O caso mais emblemático nesse sentido é o de Hong Kong, região administrativa especial da China que importa mais de 25% da carne bovina exportada pelo Brasil e mais de 20% da carne suína. Para garantir aos consumidores que compra carne segura do Brasil, autoridades de Hong Kong decidiram criar uma lista própria de estabelecimentos aprovados, e pediu que o Brasil fizesse suas sugestões.

Mas o Ministério da Agricultura não respondeu e, diante do silêncio, a região propôs uma lista de 80 frigoríficos, bem menos que os 230 que hoje podem exportar, medida que tem potencial para reduzir as exportações para Hong Kong em 30%. “O corpo diplomático brasileiro ficou exasperado com a demora”, indicou uma fonte.

A lentidão do Ministério da Agricultura também é apontada como a responsável pelo embargo russo. Anunciado em novembro, o veto foi visto como uma resposta de Moscou à demora em liberar os mercados de carne bovina, trigo e pescados para os exportadores russos. “Todo mundo já sabia o que os russos queriam e ninguém fez nada. Foi só cortarem o mercado que o trigo foi liberado”, disse a mesma fonte.

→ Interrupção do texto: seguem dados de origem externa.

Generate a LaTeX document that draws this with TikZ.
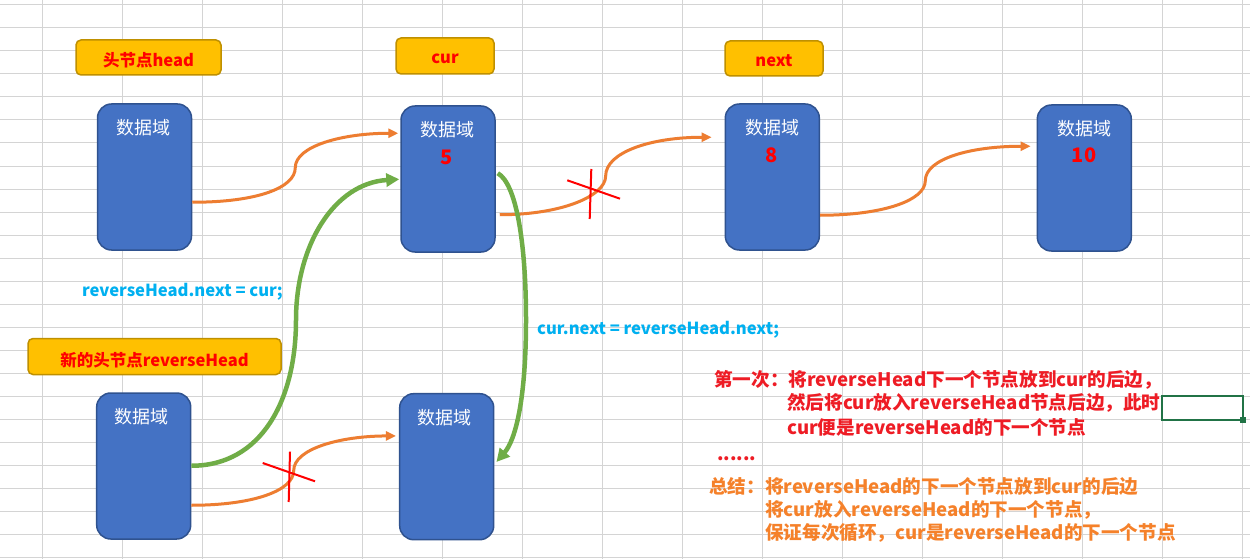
\documentclass[tikz,border=0pt]{standalone}
\usepackage{fontspec}
\setmainfont{Noto Sans CJK SC}
\usetikzlibrary{arrows.meta,calc}
\definecolor{gridc}{HTML}{D4D4D4}
\definecolor{boxf}{HTML}{4472C4}
\definecolor{boxb}{HTML}{2F528F}
\definecolor{labf}{HTML}{FFC000}
\definecolor{labb}{HTML}{BF9000}
\definecolor{orng}{HTML}{ED7D31}
\definecolor{grn}{HTML}{70AD47}
\definecolor{codeblue}{HTML}{00B0F0}
\definecolor{descred}{HTML}{EE1C25}
\definecolor{descorange}{HTML}{F5812A}
\definecolor{selgreen}{HTML}{217346}
\begin{document}
\begin{tikzpicture}[x=1pt,y=-1pt,
  databox/.style={draw=boxb, fill=boxf, line width=1.5pt, rounded corners=14pt,
    minimum width=94pt, minimum height=146pt, inner sep=0pt},
  labbox/.style={draw=labb, fill=labf, line width=1.5pt, rounded corners=5pt, inner sep=0pt},
  labtxt/.style={text=red, inner sep=0pt, font=\fontsize{16.5}{16.5}\selectfont\bfseries},
  dtxt/.style={text=white, inner sep=0pt, font=\fontsize{18}{18}\selectfont},
  numtxt/.style={text=red, inner sep=0pt, font=\fontsize{20}{20}\selectfont\bfseries},
  codetxt/.style={text=codeblue, inner sep=0pt, anchor=west, font=\fontsize{16.6}{16.6}\selectfont\bfseries},
  redline/.style={text=descred, inner sep=0pt, anchor=west, font=\fontsize{18.6}{18.6}\selectfont\bfseries},
  orline/.style={text=descorange, inner sep=0pt, anchor=west, font=\fontsize{18.6}{18.6}\selectfont\bfseries},
  oarrow/.style={draw=orng, line width=3pt, -{Triangle[length=10pt,width=9pt]}},
  garrow/.style={draw=grn, line width=4.5pt, -{Triangle[length=13pt,width=13pt]}},
  crossline/.style={draw=red, line width=2pt}
]
\useasboundingbox (0,0) rectangle (1250,559);
\fill[white] (0,0) rectangle (1250,559);
% spreadsheet grid
\foreach \i in {0,...,15} \draw[gridc, line width=1pt] (42+80*\i,0) -- (42+80*\i,559);
\foreach \j in {0,...,24} \draw[gridc, line width=1pt] (0,5+23*\j) -- (1250,5+23*\j);

% yellow labels
\node[labbox, minimum width=145pt, minimum height=35pt] (Lhead) at (148.5,57.5) {};
\node[labbox, minimum width=98pt, minimum height=36pt] (Lcur) at (445,56) {};
\node[labbox, minimum width=98pt, minimum height=35pt] (Lnext) at (774,58.5) {};
\node[labbox, minimum width=253pt, minimum height=36pt] (Lrev) at (154.5,356.5) {};
\node[labtxt] (LheadT) at (148.5,60.5) {头节点head};
\node[labtxt] (LcurT) at (445,59) {cur};
\node[labtxt] (LnextT) at (774,61) {next};
\node[labtxt] (LrevT) at (154.5,360) {新的头节点reverseHead};

% data boxes
\node[databox] (A) at (144.5,177) {};
\node[databox] (B) at (448,179) {};
\node[databox] (C) at (772.3,177) {};
\node[databox] (D) at (1084.3,178) {};
\node[databox] (E) at (143.7,466) {};
\node[databox] (F) at (446.7,466.7) {};

\node[dtxt] (At) at (143,128) {数据域};
\node[dtxt] (Bt) at (447,129.5) {数据域};
\node[numtxt] (Bn) at (447,157) {5};
\node[dtxt] (Ct) at (772,128) {数据域};
\node[numtxt] (Cn) at (772,155) {8};
\node[dtxt] (Dt) at (1084,128.5) {数据域};
\node[numtxt] (Dn) at (1084,155.5) {10};
\node[dtxt] (Et) at (141,416.5) {数据域};
\node[dtxt] (Ft) at (444,418) {数据域};

% connector end points
\coordinate (a1) at ($(A.north east)+(0,99)$);
\coordinate (b1) at ($(B.north west)+(-2,28)$);
\coordinate (b2) at ($(B.north east)+(4,109.5)$);
\coordinate (c1) at ($(C.north west)+(-13,34)$);
\coordinate (c2) at ($(C.north east)+(0,112)$);
\coordinate (d1) at ($(D.north west)+(-6,42)$);
\coordinate (e1) at ($(E.north east)+(0,113)$);
\coordinate (e2) at ($(E.north east)+(0,73.5)$);
\coordinate (f1) at ($(F.north west)+(-3,43)$);
\coordinate (b3) at ($(B.north west)+(-1,74)$);
\coordinate (b4) at ($(B.north east)+(2,68)$);
\coordinate (f2) at ($(F.north east)+(2,69)$);

% orange curved connectors
\draw[oarrow] (a1) .. controls +(65,0) and +(0,20) .. ($(a1)!0.5!(b1)$) .. controls +(0,-22) and +(-55,0) .. (b1);
\draw[oarrow] (b2) .. controls +(62,0) and +(0,20) .. ($(b2)!0.5!(c1)$) .. controls +(0,-24) and +(-60,0) .. (c1);
\draw[oarrow] (c2) .. controls +(62,0) and +(0,20) .. ($(c2)!0.5!(d1)$) .. controls +(0,-22) and +(-60,0) .. (d1);
\draw[oarrow] (e1) .. controls +(62,0) and +(0,20) .. ($(e1)!0.5!(f1)$) .. controls +(0,-22) and +(-55,0) .. (f1);

% green connectors
\draw[garrow] (e2) .. controls +(70,0) and +(0,80) .. (296,320) .. controls +(0,-75) and +(-65,4) .. (b3);
\draw[garrow] (b4) .. controls +(18,10) and +(0,-80) .. (526,320) .. controls +(0,80) and +(19,-22) .. (f2);

% red crosses
\coordinate (x1a) at (567.3,180.3); \coordinate (x1b) at (620,198.7);
\coordinate (x1c) at (591.3,169);   \coordinate (x1d) at (589.7,219);
\draw[crossline] (x1a) -- (x1b);
\draw[crossline] (x1c) -- (x1d);
\coordinate (x2a) at (262.7,463);   \coordinate (x2b) at (315,481.3);
\coordinate (x2c) at (290,451.7);   \coordinate (x2d) at (288.7,502);
\draw[crossline] (x2a) -- (x2b);
\draw[crossline] (x2c) -- (x2d);

% code texts
\node[codetxt] (code1) at (82,292) {reverseHead.next = cur;};
\node[codetxt] (code2) at (537,330) {cur.next = reverseHead.next;};

% description
\node[redline] (r1) at (714,380) {第一次：将reverseHead下一个节点放到cur的后边，};
\node[redline] (r2) at (787,403) {然后将cur放入reverseHead节点后边，此时};
\node[redline] (r3) at (787,427) {cur便是reverseHead的下一个节点};
\node[redline, anchor=base west] (dots) at (717,460) {......};
\node[orline] (o1) at (709,487) {总结：将reverseHead的下一个节点放到cur的后边};
\node[orline] (o2) at (765,510) {将cur放入reverseHead的下一个节点，};
\node[orline] (o3) at (765,533) {保证每次循环，cur是reverseHead的下一个节点};

% selected cell
\draw[selgreen, line width=2pt] (1162,396) rectangle (1242.5,420);
\fill[selgreen] (1240,417) rectangle (1246,423);
\end{tikzpicture}
\end{document}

Questionado sobre as fragilidades do Brasil, o Secretário-Executivo do Ministério da Agricultura, Eumar Novacki, admitiu que existem “interesses comerciais em jogo” que fazem países importadores pedirem mais agilidade nas medidas na área sanitária. Mas ponderou que a Pasta vem se esforçando para contratar mais fiscais e elaborar um projeto de lei para reestruturar a Secretaria de Defesa Agropecuária.